Es ist vor allem der Problemfall Hapag-Lloyd, der inzwischen für Stirnrunzeln in der schwarz-grünen Koalition sorgt. Dabei macht in erster Linie der Juniorpartner GAL klar, dass für ihn die Grenze des staatlichen Engagements nahe gerückt ist. GAL-Fraktionschef Jens Kerstan hatte zu Wochenbeginn erklärt, die Stadt sei nicht bereit, Hapag-Lloyd "allein aus der Patsche" zu helfen. Auch die privatwirtschaftlichen Gesellschafter von Hapag-Lloyd stünden in der Pflicht. Dazu zählt neben dem früheren Alleinbesitzer TUI das Konsortium Albert Ballin mit der Warburg-Bank, der HSH Nordbank, den Versicherungen Signal-Iduna und Hanse-Merkur, dem Unternehmer Klaus-Michael Kühne und eben der Stadt.

Das Unternehmen mit Sitz am Ballindamm benötigt kurzfristig 300 Millionen Euro, um zahlungsfähig zu bleiben.
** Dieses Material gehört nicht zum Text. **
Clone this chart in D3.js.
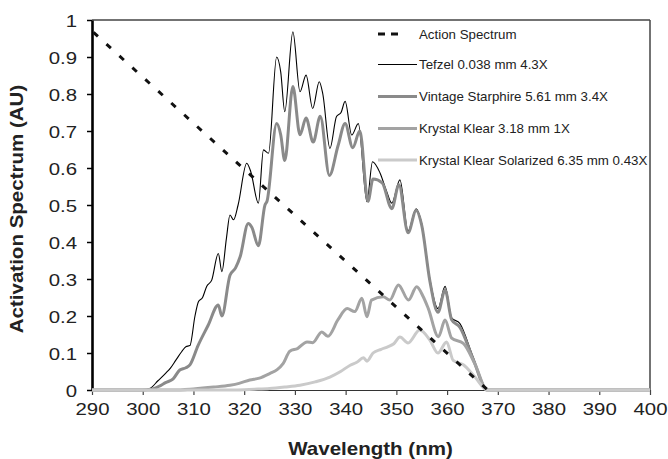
<!DOCTYPE html>
<html><head><meta charset="utf-8">
<script src="https://cdn.jsdelivr.net/npm/d3@7/dist/d3.min.js"></script>
<style>body{margin:0;background:#fff}svg{display:block}</style>
</head><body>
<svg id="chart" width="668" height="459"></svg>
<script>
// ---- data ----
const xTicks = [290,300,310,320,330,340,350,360,370,380,390,400];
const yTicks = [0,0.1,0.2,0.3,0.4,0.5,0.6,0.7,0.8,0.9,1];
const yTickLabels = ["0","0.1","0.2","0.3","0.4","0.5","0.6","0.7","0.8","0.9","1"];

const actionWl = [290, 368];
const actionVal = [0.97, 0];

const tefzelWl = [290,300,301.5,303,304.5,305.5,306.5,307.7,308.5,309.3,310.3,311,311.8,312.6,313.6,314.9,315.6,316.5,317.2,317.9,318.8,320.5,321.3,322.8,323.8,324.8,326.4,327.2,328,329.6,331,332.2,333.5,334.8,335.5,336.9,338.2,339.1,339.9,341.2,342.5,344.2,345.3,346.8,348,349.1,350.7,352.3,353.9,355,356.6,358.2,359.6,360.9,362.5,365.1,367.9,400];
const tefzelVal = [0,0,0.005,0.025,0.045,0.06,0.08,0.104,0.117,0.12,0.2,0.239,0.25,0.28,0.297,0.369,0.32,0.41,0.473,0.46,0.5,0.613,0.59,0.505,0.649,0.64,0.90,0.86,0.752,0.968,0.806,0.851,0.761,0.833,0.8,0.653,0.739,0.75,0.78,0.689,0.72,0.509,0.617,0.586,0.54,0.505,0.568,0.43,0.49,0.45,0.30,0.22,0.28,0.195,0.18,0.09,0,0];

const vintageWl = [290,300,302,303.5,304.5,306,307.3,308.5,309.3,310.9,312.9,314.9,315.6,317.2,318.3,319.2,320.8,321.5,322.8,324.1,324.5,326.4,327.2,328,329.6,331,332.2,333.6,335,336.8,338.5,339.9,341.4,342.8,344.4,345.4,347.2,349.1,350.5,352.3,353.9,355,356.6,358.2,359.6,360.9,362.5,365.1,367.9,400];
const vintageVal = [0,0,0.003,0.012,0.02,0.03,0.054,0.06,0.068,0.12,0.175,0.23,0.20,0.31,0.33,0.36,0.45,0.44,0.39,0.5,0.51,0.72,0.69,0.62,0.82,0.69,0.735,0.67,0.74,0.58,0.66,0.72,0.655,0.70,0.51,0.57,0.56,0.49,0.555,0.425,0.485,0.445,0.295,0.21,0.27,0.19,0.17,0.085,0,0];

const klearWl = [290,306,310,314,317.2,319,321.1,323,325.1,326.5,327.7,329,330.5,332.4,333.5,335.3,336.5,338.5,340.3,341.8,343.2,344.2,345.1,347.4,348.7,350.4,352.4,354,355.3,356.3,358.3,359.6,360.9,363.2,365.5,367.9,400];
const klearVal = [0,0,0.003,0.008,0.013,0.018,0.027,0.032,0.045,0.055,0.072,0.105,0.112,0.13,0.128,0.157,0.145,0.19,0.22,0.212,0.248,0.198,0.243,0.252,0.243,0.284,0.243,0.279,0.252,0.22,0.144,0.189,0.14,0.126,0.07,0,0];

const solarWl = [290,318,322,325,328,331,334,336.9,339,340.9,342.2,343.5,344.2,345.4,347,348.4,349.5,350.7,352.3,354.6,356.6,358.2,359.9,361.2,363.2,365.5,367.9,400];
const solarVal = [0,0,0.002,0.004,0.008,0.013,0.022,0.035,0.05,0.067,0.075,0.087,0.078,0.1,0.11,0.117,0.125,0.143,0.127,0.162,0.135,0.10,0.13,0.08,0.068,0.035,0,0];

const legendLabels = ["Action Spectrum","Tefzel 0.038 mm 4.3X","Vintage Starphire 5.61 mm 3.4X","Krystal Klear 3.18 mm 1X","Krystal Klear Solarized 6.35 mm 0.43X"];

// ---- drawing ----
const svg = d3.select("#chart");
const L = 92, R = 650, T = 20, B = 390;
const x = d3.scaleLinear().domain([290,400]).range([L,R]);
const y = d3.scaleLinear().domain([0,1]).range([B,T]);
const FONT = "'Liberation Sans', Arial, sans-serif";

// frame top/right
svg.append("line").attr("x1",L).attr("x2",R).attr("y1",T).attr("y2",T).attr("stroke","#444").attr("stroke-width",1.5);
svg.append("line").attr("x1",R).attr("x2",R).attr("y1",T).attr("y2",B).attr("stroke","#444").attr("stroke-width",1.5);

// x axis
const gx = svg.append("g").attr("transform",`translate(0,${B})`)
  .call(d3.axisBottom(x).tickValues(xTicks).tickSize(5).tickSizeOuter(0).tickFormat(d3.format("d")));
gx.select(".domain").attr("stroke","#333").attr("stroke-width",1.2);
gx.selectAll(".tick line").attr("stroke","#444").attr("stroke-width",1.2);
gx.selectAll(".tick text").attr("y",25).attr("dy",null).attr("transform","scale(1.2,1)")
  .attr("font-family",FONT).attr("font-size",17).attr("fill","#222");

// y axis
const gy = svg.append("g").attr("transform",`translate(${L},0)`)
  .call(d3.axisLeft(y).tickValues(yTicks).tickSize(5).tickSizeOuter(0).tickFormat((d,i)=>yTickLabels[i]));
gy.select(".domain").attr("stroke","#000").attr("stroke-width",2.6);
gy.selectAll(".tick line").attr("stroke","#000").attr("stroke-width",1.5);
gy.selectAll(".tick text").attr("x",-15/1.2).attr("dy","0.36em").attr("transform","scale(1.2,1)")
  .attr("font-family",FONT).attr("font-size",17).attr("fill","#222");

// series
const line = d3.line().x(d=>x(d[0])).y(d=>y(d[1])).curve(d3.curveMonotoneX);
const zip = (a,b)=>a.map((v,i)=>[v,b[i]]);
const series = [
  {wl:tefzelWl, v:tefzelVal, color:"#000", w:1.1},
  {wl:vintageWl, v:vintageVal, color:"#8a8a8a", w:3},
  {wl:klearWl, v:klearVal, color:"#a3a3a3", w:3},
  {wl:solarWl, v:solarVal, color:"#cacaca", w:3}
];
series.forEach(s=>{
  svg.append("path").attr("d",line(zip(s.wl,s.v))).attr("fill","none")
    .attr("stroke",s.color).attr("stroke-width",s.w).attr("stroke-linejoin","round");
});
svg.append("path").attr("d",d3.line().x(d=>x(d[0])).y(d=>y(d[1]))(zip(actionWl,actionVal)))
  .attr("fill","none").attr("stroke","#111").attr("stroke-width",3)
  .attr("stroke-dasharray","6,11.5").attr("stroke-dashoffset",-2);

// legend
const legY = [34,64.5,96.5,128.5,160];
const legStyles = [
  {color:"#111", w:3, dash:"7,6"},
  {color:"#000", w:1.1, dash:null},
  {color:"#8a8a8a", w:3, dash:null},
  {color:"#a3a3a3", w:3, dash:null},
  {color:"#cacaca", w:3, dash:null}
];
legendLabels.forEach((lab,i)=>{
  const st = legStyles[i];
  const ln = svg.append("line").attr("x1", i===0?378:378).attr("x2", i===0?398:417)
    .attr("y1",legY[i]).attr("y2",legY[i]).attr("stroke",st.color).attr("stroke-width",st.w);
  if (st.dash) ln.attr("stroke-dasharray",st.dash);
  svg.append("text").attr("x",419).attr("y",legY[i]+4.8).text(lab)
    .attr("font-family",FONT).attr("font-size",13.3).attr("fill","#222");
});

// axis titles
svg.append("text").attr("transform","translate(370.5,455) scale(1.14,1)").attr("text-anchor","middle")
  .attr("font-family",FONT).attr("font-weight","bold").attr("font-size",18).attr("fill","#222")
  .text("Wavelength (nm)");
svg.append("text").attr("transform","translate(23,209) rotate(-90) scale(1.14,1)").attr("text-anchor","middle")
  .attr("font-family",FONT).attr("font-weight","bold").attr("font-size",18).attr("fill","#222")
  .text("Activation Spectrum (AU)");
</script>
</body></html>
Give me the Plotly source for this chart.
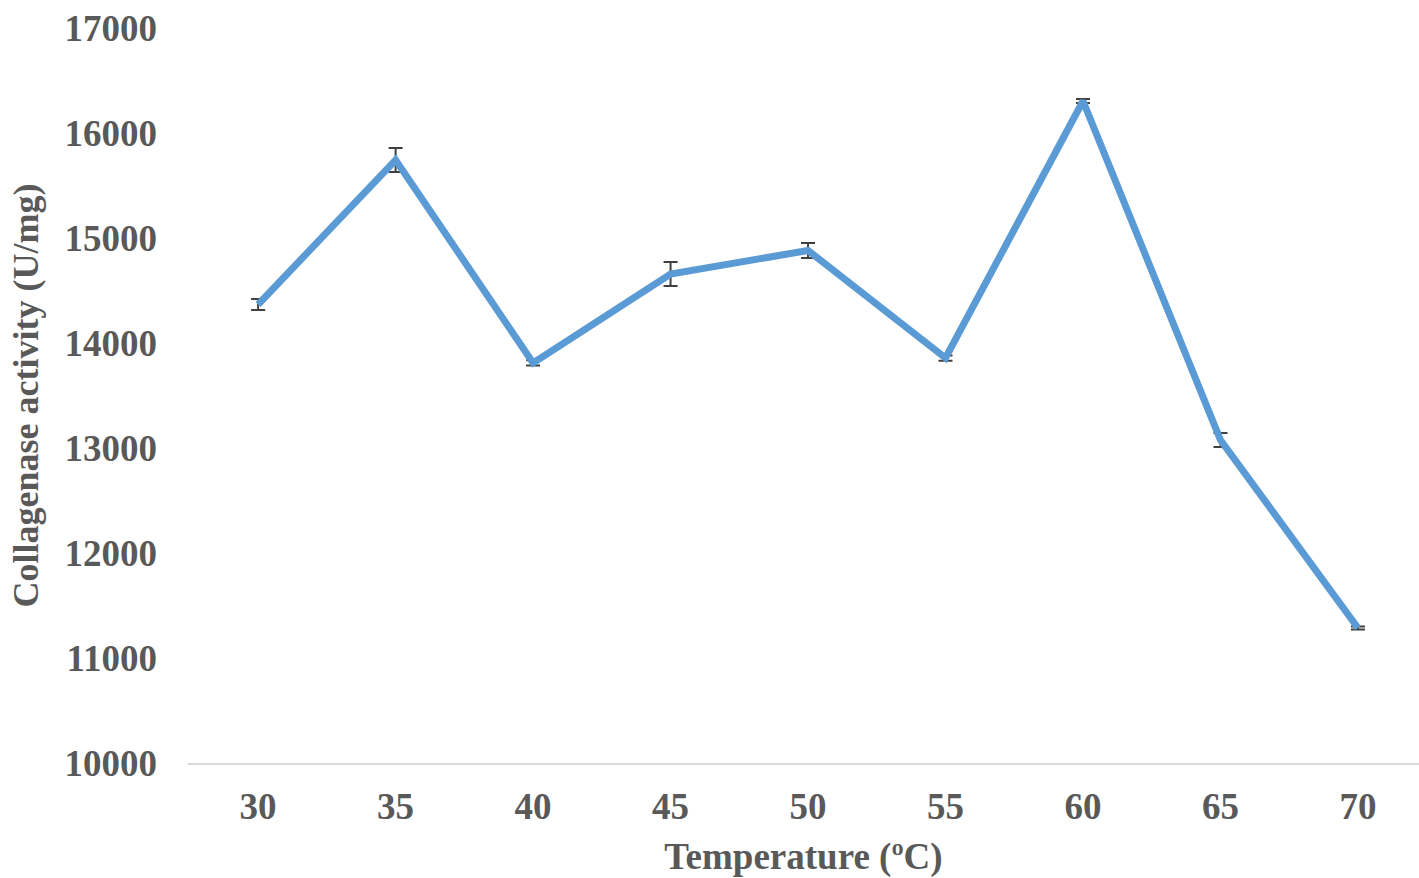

Dazu soll der 25-Prozent-Anteil von Hapag-Lloyd am Containerterminal Altenwerder an die Gesellschafter verkauft werden. Die GAL drängte darauf, dass sich die Stadt nicht über ihren 23-Prozent-Anteil an Hapag-Lloyd hinaus engagiert. Offensichtlich gab es bei den privaten Gesellschaftern genau diese Erwartung. "Es gibt nur eine gemeinsame Lösung. Diese Botschaft ist angekommen", sagte Kerstan zufrieden.

Eigentlich sah der Rettungsplan für Hapag-Lloyd ganz anders aus: Der Altenwerder-Anteil sollte beliehen werden. Doch das Bankenkonsortium, mit dem bereits ein unterschriftsreifer Vertrag ausgehandelt war, sprang im letzten Moment ab. Möglicherweise hat dabei auch eine Rolle gespielt, dass sich Hapag-Lloyd-Miteigentümer Klaus-Michael Kühne in Interviews mehrfach sehr skeptisch zur Zukunft von Hapag-Lloyd geäußert hat.

Vielleicht hat ja auch das nicht direkt geschäftsfördernde Verhalten von Kühne zu einer gewissen Halsstarrigkeit bei den Grünen geführt. "Wenn Jungs in Nadelstreifen kommen, dann sind wir nun mal nicht so gestrickt, dass wir die Hacken zusammenschlagen", sagt Kerstan flapsig. Aber die Grünen seien auch traditionell eine eher staatskritische Partei, also gegen allzu viel Staatseinfluss. "Wir treten stärker auf die Bremse, während die beiden großen Parteien vom Rettungsfieber beseelt sind", analysiert der GAL-Fraktionschef, der sich offensichtlich durchsetzen konnte.

Die CDU und Finanzsenator Michael Freytag zogen letztlich mit. Nicht nur das: Auch die SPD-Opposition hat Zustimmung zur Hapag-Lloyd-Hilfe signalisiert. Sollte Hamburg wirklich ein Politik-Idyll sein?